EXERCISE REQUIREMENTS: Lines that hold the word "diagram" should be located and copied.

STORED RECORDS:
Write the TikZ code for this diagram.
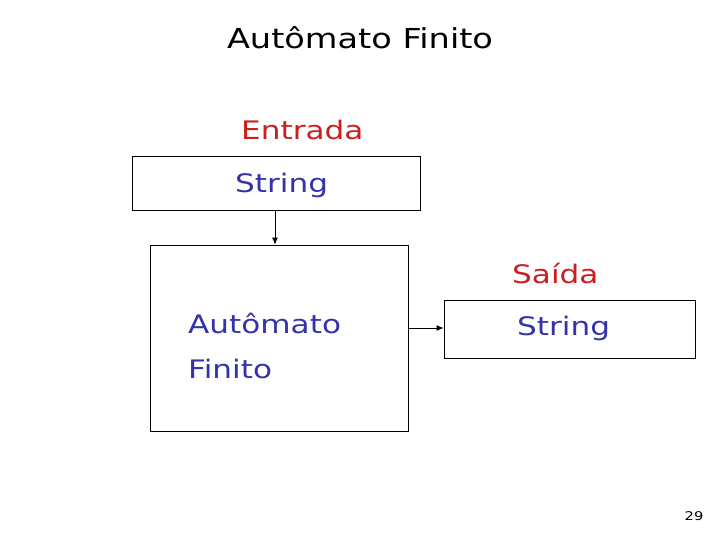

...

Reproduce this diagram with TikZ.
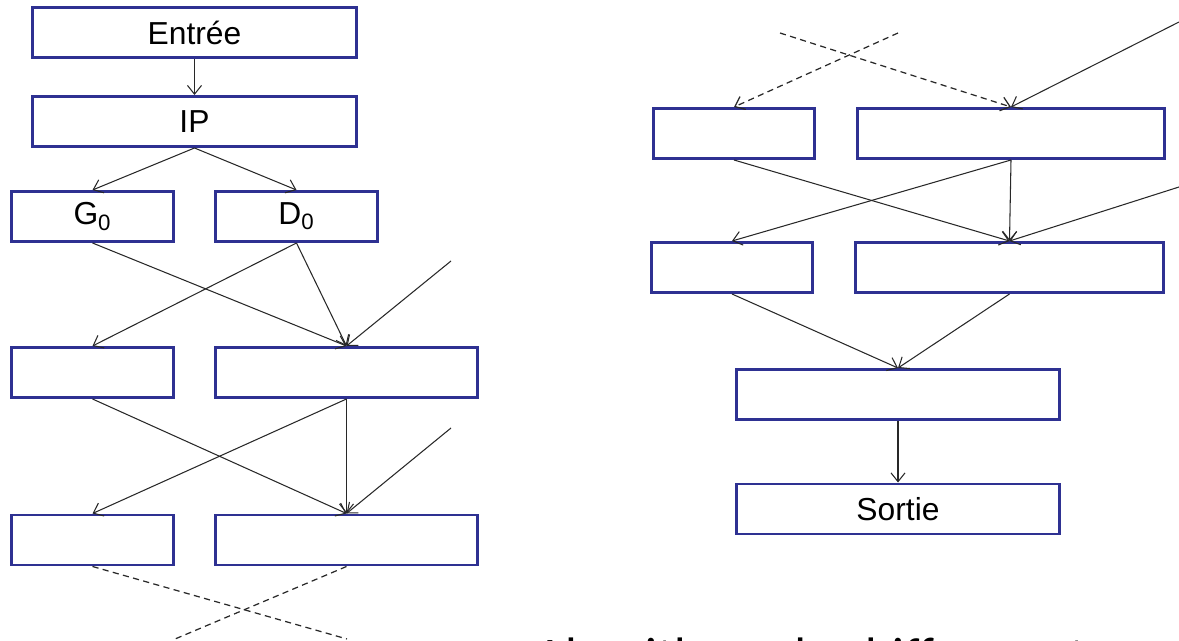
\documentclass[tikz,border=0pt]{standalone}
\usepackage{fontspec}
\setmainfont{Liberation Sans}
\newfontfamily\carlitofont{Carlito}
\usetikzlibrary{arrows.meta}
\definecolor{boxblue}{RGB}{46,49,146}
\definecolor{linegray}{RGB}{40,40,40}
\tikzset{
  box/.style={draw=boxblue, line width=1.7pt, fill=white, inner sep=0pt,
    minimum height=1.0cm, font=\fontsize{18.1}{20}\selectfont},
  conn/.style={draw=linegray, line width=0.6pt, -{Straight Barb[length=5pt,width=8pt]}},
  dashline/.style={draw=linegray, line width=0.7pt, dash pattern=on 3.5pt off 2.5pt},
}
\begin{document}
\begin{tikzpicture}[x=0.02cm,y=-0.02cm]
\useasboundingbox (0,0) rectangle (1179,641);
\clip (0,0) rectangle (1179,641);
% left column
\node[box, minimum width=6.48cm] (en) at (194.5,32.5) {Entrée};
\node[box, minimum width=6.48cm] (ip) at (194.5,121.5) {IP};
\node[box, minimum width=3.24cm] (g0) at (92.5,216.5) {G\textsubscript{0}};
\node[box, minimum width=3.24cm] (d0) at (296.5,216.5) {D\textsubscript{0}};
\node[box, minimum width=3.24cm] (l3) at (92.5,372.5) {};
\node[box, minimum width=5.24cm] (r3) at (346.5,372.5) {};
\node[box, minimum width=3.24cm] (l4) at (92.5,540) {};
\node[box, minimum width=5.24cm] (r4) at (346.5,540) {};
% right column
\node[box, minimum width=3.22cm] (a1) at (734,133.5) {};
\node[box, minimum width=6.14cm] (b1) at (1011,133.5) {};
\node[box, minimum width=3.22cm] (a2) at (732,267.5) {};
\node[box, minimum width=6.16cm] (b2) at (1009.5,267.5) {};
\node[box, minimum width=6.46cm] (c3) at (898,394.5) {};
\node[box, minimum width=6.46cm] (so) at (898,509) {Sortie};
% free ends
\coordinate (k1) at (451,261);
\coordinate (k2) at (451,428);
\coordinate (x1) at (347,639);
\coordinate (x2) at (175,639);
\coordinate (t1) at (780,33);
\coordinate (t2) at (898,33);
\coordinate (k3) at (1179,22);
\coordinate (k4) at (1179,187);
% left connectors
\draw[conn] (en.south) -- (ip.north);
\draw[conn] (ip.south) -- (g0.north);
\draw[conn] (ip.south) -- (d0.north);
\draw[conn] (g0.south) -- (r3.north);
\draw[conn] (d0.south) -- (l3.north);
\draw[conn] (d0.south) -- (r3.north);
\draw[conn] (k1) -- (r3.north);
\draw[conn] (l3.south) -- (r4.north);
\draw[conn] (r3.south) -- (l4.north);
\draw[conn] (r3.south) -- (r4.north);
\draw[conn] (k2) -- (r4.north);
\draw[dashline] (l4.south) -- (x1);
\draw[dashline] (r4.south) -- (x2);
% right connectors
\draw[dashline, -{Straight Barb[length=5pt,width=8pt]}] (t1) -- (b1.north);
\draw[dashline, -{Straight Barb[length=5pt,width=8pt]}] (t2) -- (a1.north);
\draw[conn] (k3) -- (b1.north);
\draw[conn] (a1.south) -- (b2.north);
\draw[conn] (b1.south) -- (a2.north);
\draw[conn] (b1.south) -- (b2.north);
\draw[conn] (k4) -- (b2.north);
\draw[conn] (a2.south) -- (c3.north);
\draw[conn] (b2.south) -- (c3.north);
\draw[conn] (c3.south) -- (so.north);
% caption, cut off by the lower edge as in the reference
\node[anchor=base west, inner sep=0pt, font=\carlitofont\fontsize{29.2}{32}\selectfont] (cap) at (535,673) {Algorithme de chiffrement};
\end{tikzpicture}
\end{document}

THE RESPONSE:
Write the TikZ code for this diagram.
Reproduce this diagram with TikZ.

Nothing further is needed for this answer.